Alfie Corteza Assignment #10
Alfie Corteza
Professor Bullock
Assignment #10
In “Global Care Crisis: A Problem of Capital, Care Chains, or Commons?” by Arlie Hochschild, Lise Widding Isaksen, and Sambasivan Uma Devi, a commons is a practice originating from the 15th century that allowed villagers to acquire resources from the shared land, a somewhat give and take principle. However, the 21st-century version of the commons is the migration of third world countries making tertiary sector jobs of being nannies, nurses, and other servitude different kind of occupations. Women from third world countries from the Philippines, Sri Lanka, Kerala, and Ukraine are deprived of mothers as they migrate to Western European countries and The United States as the pay there are substantially better compared to the educated occupations within their own country.
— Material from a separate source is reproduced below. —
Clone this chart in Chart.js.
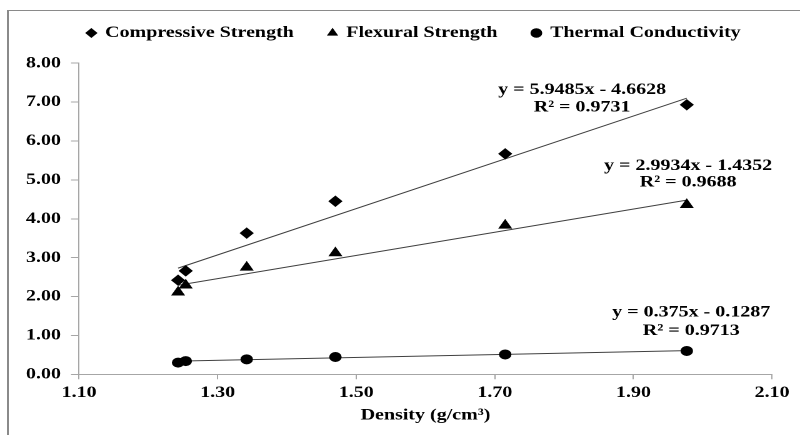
<!DOCTYPE html>
<html lang="en">
<head>
    <meta charset="UTF-8">
    <title>Density vs strength</title>
    <script src="https://cdn.jsdelivr.net/npm/chart.js"></script>
    <style>
        body { margin: 0; background: #fff; overflow: hidden; }
        .moldura { position: absolute; left: 7px; top: 10px; width: 900px; height: 500px;
                   border-left: 2px solid #8a8a8a; border-top: 1px solid #8a8a8a; }
        /* the reference is stretched sideways, so draw narrow and widen */
        .grafico { position: absolute; left: 0; top: 0; width: 640px; height: 435px;
                   transform: scaleX(1.25); transform-origin: 0 0; }
    </style>
</head>
<body>
    <div class="moldura"></div>
    <div class="grafico">
        <canvas id="myChart"></canvas>
    </div>

<script>
    // dados
    const density = [1.243, 1.254, 1.342, 1.470, 1.715, 1.977];
    const compressive = [2.42, 2.66, 3.63, 4.45, 5.67, 6.93];
    const flexural = [2.11, 2.29, 2.75, 3.12, 3.83, 4.36];
    const thermal = [0.30, 0.34, 0.385, 0.445, 0.51, 0.60];

    // linhas de tendência (extremos)
    const trendX = [1.243, 1.977];
    const compressiveFit = [2.73, 7.10];
    const flexuralFit = [2.29, 4.48];
    const thermalFit = [0.34, 0.61];

    const seriesNames = ['Compressive Strength', 'Flexural Strength', 'Thermal Conductivity'];
    const equations = ['y = 5.9485x - 4.6628', 'y = 2.9934x - 1.4352', 'y = 0.375x - 0.1287'];
    const rSquared = ['R² = 0.9731', 'R² = 0.9688', 'R² = 0.9713'];

    const fonte = 'Liberation Serif';

    function pares(xs, ys) {
        return xs.map((x, i) => ({ x: x, y: ys[i] }));
    }

    // onde ficam as equações: [x, linha 1, linha 2] em unidades do gráfico
    const eqAnchor = [
        [1.826, 7.21, 6.76],
        [1.979, 5.26, 4.83],
        [1.9835, 1.48, 1.01]
    ];

    const equacoes = {
        id: 'equacoes',
        afterDatasetsDraw(chart) {
            const ctx = chart.ctx;
            const x = chart.scales.x;
            const y = chart.scales.y;
            ctx.save();
            ctx.font = `bold 16px "${fonte}"`;
            ctx.fillStyle = '#000';
            ctx.textAlign = 'center';
            ctx.textBaseline = 'alphabetic';
            for (let i = 0; i < equations.length; i++) {
                const a = eqAnchor[i];
                ctx.fillText(equations[i], x.getPixelForValue(a[0]), y.getPixelForValue(a[1]));
                ctx.fillText(rSquared[i], x.getPixelForValue(a[0]), y.getPixelForValue(a[2]));
            }
            ctx.restore();
        }
    };

    function pontos(label, ys, estilo, raio) {
        return {
            label: label,
            data: pares(density, ys),
            pointStyle: estilo,
            pointRadius: raio,
            pointHoverRadius: raio,
            backgroundColor: '#000',
            borderColor: '#000',
            borderWidth: 1,
            showLine: false
        };
    }

    function tendencia(ys) {
        return {
            label: 'trend',
            data: pares(trendX, ys),
            showLine: true,
            pointRadius: 0,
            borderColor: '#404040',
            borderWidth: 1,
            fill: false
        };
    }

    const eixoCor = '#a6a6a6';
    const ticksFont = { family: fonte, size: 16, weight: 'bold' };

    new Chart(document.getElementById('myChart'), {
        type: 'scatter',
        data: {
            datasets: [
                pontos(seriesNames[0], compressive, 'rectRot', 5),
                pontos(seriesNames[1], flexural, 'triangle', 5.5),
                pontos(seriesNames[2], thermal, 'circle', 4.5),
                tendencia(compressiveFit),
                tendencia(flexuralFit),
                tendencia(thermalFit)
            ]
        },
        options: {
            responsive: true,
            maintainAspectRatio: false,
            animation: false,
            devicePixelRatio: 2,
            layout: { padding: { left: 15, right: -7.6, top: -3, bottom: 0 } },
            scales: {
                x: {
                    type: 'linear',
                    min: 1.1,
                    max: 2.1,
                    ticks: {
                        stepSize: 0.2,
                        color: '#000',
                        font: ticksFont,
                        padding: 4,
                        maxRotation: 0,
                        callback: v => v.toFixed(2)
                    },
                    grid: { drawOnChartArea: false, drawTicks: true, tickLength: 5, color: eixoCor },
                    border: { color: eixoCor },
                    title: {
                        display: true,
                        text: 'Density (g/cm³)',
                        color: '#000',
                        font: ticksFont,
                        padding: { top: 0, bottom: 10 }
                    },
                    afterFit: s => { s.height = 60.7; }
                },
                y: {
                    min: 0,
                    max: 8,
                    ticks: {
                        stepSize: 1,
                        color: '#000',
                        font: ticksFont,
                        padding: 8,
                        callback: v => v.toFixed(2)
                    },
                    grid: { drawOnChartArea: false, drawTicks: true, tickLength: 6.4, color: eixoCor },
                    border: { color: eixoCor },
                    afterFit: s => { s.width = 48.2; }
                },
                // eixo vazio só para reservar a margem da direita
                margemDireita: {
                    position: 'right',
                    grid: { display: false },
                    border: { display: false },
                    ticks: { display: false },
                    afterFit: s => { s.width = 30; }
                }
            },
            plugins: {
                legend: {
                    position: 'top',
                    labels: {
                        usePointStyle: true,
                        boxWidth: 6,
                        boxHeight: 6,
                        padding: 28,
                        color: '#000',
                        font: ticksFont,
                        filter: item => item.datasetIndex < 3
                    }
                },
                // espaço vazio entre a legenda e o gráfico
                subtitle: {
                    display: true,
                    text: '',
                    weight: 500,
                    font: { size: 1 },
                    padding: { top: 0, bottom: 11 }
                },
                tooltip: { enabled: false }
            }
        },
        plugins: [equacoes]
    });
</script>
</body>
</html>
As much as this sounds beneficial on all fronts, the demand is fulfilled, and the supplies being paid well an issue arises with the family left behind. The problem is that the mothers working abroad are there for many months even years to send back money as remittances, at the cost of not seeing their children and family. As a result, the children and also infants in the hands of other family members or even neighbors grow a detachment and resentment to their absent mothers as the children consider them selfish and unkindly.There was evidence shown that the father left behind would not take proper care of the child, and would result with other female relatives to take care of them. If the father were to go, and the mother to stay behind the mother would have to take both parental roles as mother and father. It also affects the child’s education as it was revealed that the children missing one or both of their children performed worse than their counterparts whose parents are consistently present in their lives. These children also hold a resentment as they question the absent parent’s love for them. Hothschild, Isaksen, and Devi piece “Global Care Crisis” points out the issues of expatriate workers on their own lives, and those that they leave behind in their mother country.